TASK DIRECTIONS => Bring together all lines of the material below that contain the string "React".
* * * * * * *
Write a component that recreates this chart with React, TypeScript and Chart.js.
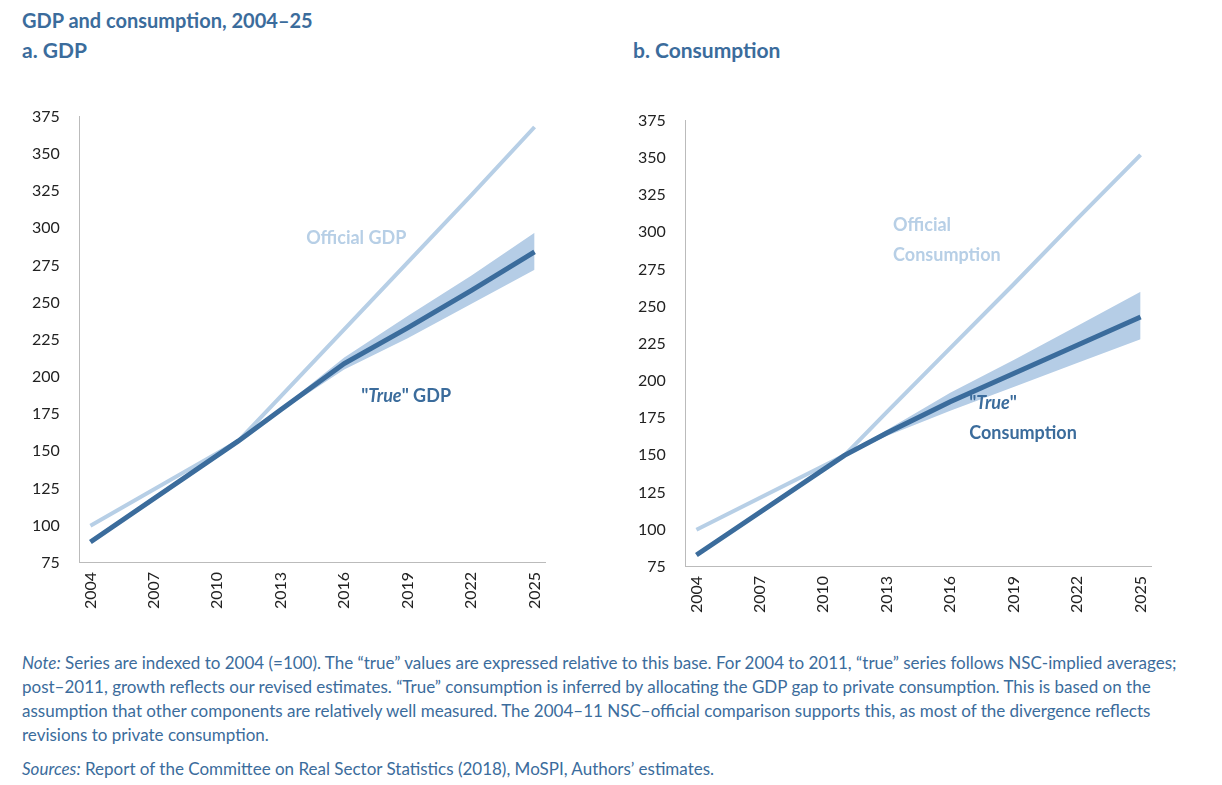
import React, { useEffect, useRef } from "react";
import { Chart, registerables } from "chart.js";
Chart.register(...registerables);

const years = [2004, 2011, 2013, 2016, 2019, 2022, 2025];
const tickYears = [2004, 2007, 2010, 2013, 2016, 2019, 2022, 2025];
const yTicks = [75, 100, 125, 150, 175, 200, 225, 250, 275, 300, 325, 350, 375];

const gdpOfficial = [100, 157, 187, 232, 277, 322, 368];
const gdpTrue = [89, 157, 178, 209, 233, 258, 284];
const gdpLow = [89, 157, 177, 205, 226, 249, 272];
const gdpHigh = [89, 157, 179, 213, 241, 268, 297];

const conOfficial = [100, 150, 179, 222, 265, 309, 352];
const conTrue = [83, 150, 165, 186, 205, 224, 243];
const conLow = [83, 150, 163, 180, 196, 212, 228];
const conHigh = [83, 150, 167, 192, 214, 237, 260];

const LIGHT = "#b7cfe6";
const DARK = "#3b6c9c";
const BAND = "#b5cde6";
const FONT = "Lato, 'Open Sans', sans-serif";

type Lbl = { x: number; y: number; lines: { t: string; italicPart?: string }[]; color: string };

function Panel({ official, tru, low, high, labels }: { official: number[]; tru: number[]; low: number[]; high: number[]; labels: Lbl[] }) {
  const ref = useRef<HTMLCanvasElement>(null);
  useEffect(() => {
    const pts = (a: number[]) => a.map((v, i) => ({ x: years[i], y: v }));
    const labelPlugin = {
      id: "lbl",
      afterDatasetsDraw(chart: any) {
        const c = chart.ctx;
        const xs = chart.scales.x, ys = chart.scales.y;
        labels.forEach((l) => {
          const px = xs.getPixelForValue(l.x);
          let py = ys.getPixelForValue(l.y);
          l.lines.forEach((ln) => {
            c.save();
            c.fillStyle = l.color;
            c.textBaseline = "middle";
            c.textAlign = "left";
            if (ln.italicPart) {
              const parts = ['"', ln.italicPart, '"' + ln.t];
              let x = px;
              parts.forEach((p, k) => {
                c.font = (k === 1 ? "italic " : "") + "bold 18px " + FONT;
                c.fillText(p, x, py);
                x += c.measureText(p).width;
              });
            } else {
              c.font = "bold 18px " + FONT;
              c.fillText(ln.t, px, py);
            }
            c.restore();
            py += 30;
          });
        });
      },
    };
    const chart = new Chart(ref.current!, {
      type: "line",
      data: {
        datasets: [
          { data: pts(low), borderWidth: 0, pointRadius: 0, fill: false, borderColor: "transparent", order: 3 },
          { data: pts(high), borderWidth: 0, pointRadius: 0, fill: "-1", backgroundColor: BAND, borderColor: "transparent", order: 2 },
          { data: pts(official), borderColor: LIGHT, borderWidth: 4, pointRadius: 0, order: 1 },
          { data: pts(tru), borderColor: DARK, borderWidth: 5, pointRadius: 0, order: 0 },
        ],
      },
      options: {
        animation: false,
        responsive: false,
        plugins: { legend: { display: false }, tooltip: { enabled: false } },
        layout: { padding: { top: 10, right: 10 } },
        scales: {
          x: {
            type: "linear",
            min: 2003.5,
            max: 2025.5,
            afterBuildTicks: (ax: any) => { ax.ticks = tickYears.map((v) => ({ value: v })); },
            grid: { display: false, drawTicks: true, tickLength: 6, color: "#bbb" },
            border: { color: "#bbb" },
            ticks: { maxRotation: 90, minRotation: 90, color: "#222", font: { family: FONT, size: 16 }, callback: (v: any) => String(v) },
          },
          y: {
            min: 75,
            max: 375,
            afterBuildTicks: (ax: any) => { ax.ticks = yTicks.map((v) => ({ value: v })); },
            grid: { display: false, drawTicks: false },
            border: { color: "#bbb" },
            ticks: { color: "#222", padding: 20, font: { family: FONT, size: 16 } },
          },
        },
      },
      plugins: [labelPlugin],
    });
    return () => chart.destroy();
  }, []);
  return <canvas ref={ref} width={545} height={525} style={{ display: "block" }} />;
}

export default function App() {
  const h: React.CSSProperties = { color: "#3b6c9c", fontWeight: 700, fontFamily: FONT };
  return (
    <div style={{ width: 1206, fontFamily: FONT, position: "relative", height: 770 }}>
      <div style={{ ...h, fontSize: 20, position: "absolute", left: 14, top: 0 }}>GDP and consumption, 2004–25</div>
      <div style={{ ...h, fontSize: 21, position: "absolute", left: 14, top: 29 }}>a. GDP</div>
      <div style={{ ...h, fontSize: 21, position: "absolute", left: 625, top: 29 }}>b. Consumption</div>
      <div style={{ position: "absolute", left: 4, top: 79 }}>
        <Panel official={gdpOfficial} tru={gdpTrue} low={gdpLow} high={gdpHigh}
          labels={[
            { x: 2014.2, y: 293, lines: [{ t: "Official GDP" }], color: LIGHT },
            { x: 2016.8, y: 187, lines: [{ t: " GDP", italicPart: "True" }], color: DARK },
          ]} />
      </div>
      <div style={{ position: "absolute", left: 610, top: 83 }}>
        <Panel official={conOfficial} tru={conTrue} low={conLow} high={conHigh}
          labels={[
            { x: 2013.3, y: 305, lines: [{ t: "Official" }, { t: "Consumption" }], color: LIGHT },
            { x: 2016.9, y: 185, lines: [{ t: "", italicPart: "True" }, { t: "Consumption" }], color: DARK },
          ]} />
      </div>
      <div style={{ position: "absolute", left: 14, top: 643, width: 1175, fontSize: 17, color: "#3b6c9c", lineHeight: "24px" }}>
        <div><i>Note:</i> Series are indexed to 2004 (=100). The “true” values are expressed relative to this base. For 2004 to 2011, “true” series follows NSC-implied averages; post–2011, growth reflects our revised estimates. “True” consumption is inferred by allocating the GDP gap to private consumption. This is based on the assumption that other components are relatively well measured. The 2004–11 NSC–official comparison supports this, as most of the divergence reflects revisions to private consumption.</div>
        <div style={{ marginTop: 10 }}><i>Sources:</i> Report of the Committee on Real Sector Statistics (2018), MoSPI, Authors’ estimates.</div>
      </div>
    </div>
  );
}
* * * * * * *
EXERCISE OUTPUT =>
Write a component that recreates this chart with React, TypeScript and Chart.js.
import React, { useEffect, useRef } from "react";
  const h: React.CSSProperties = { color: "#3b6c9c", fontWeight: 700, fontFamily: FONT };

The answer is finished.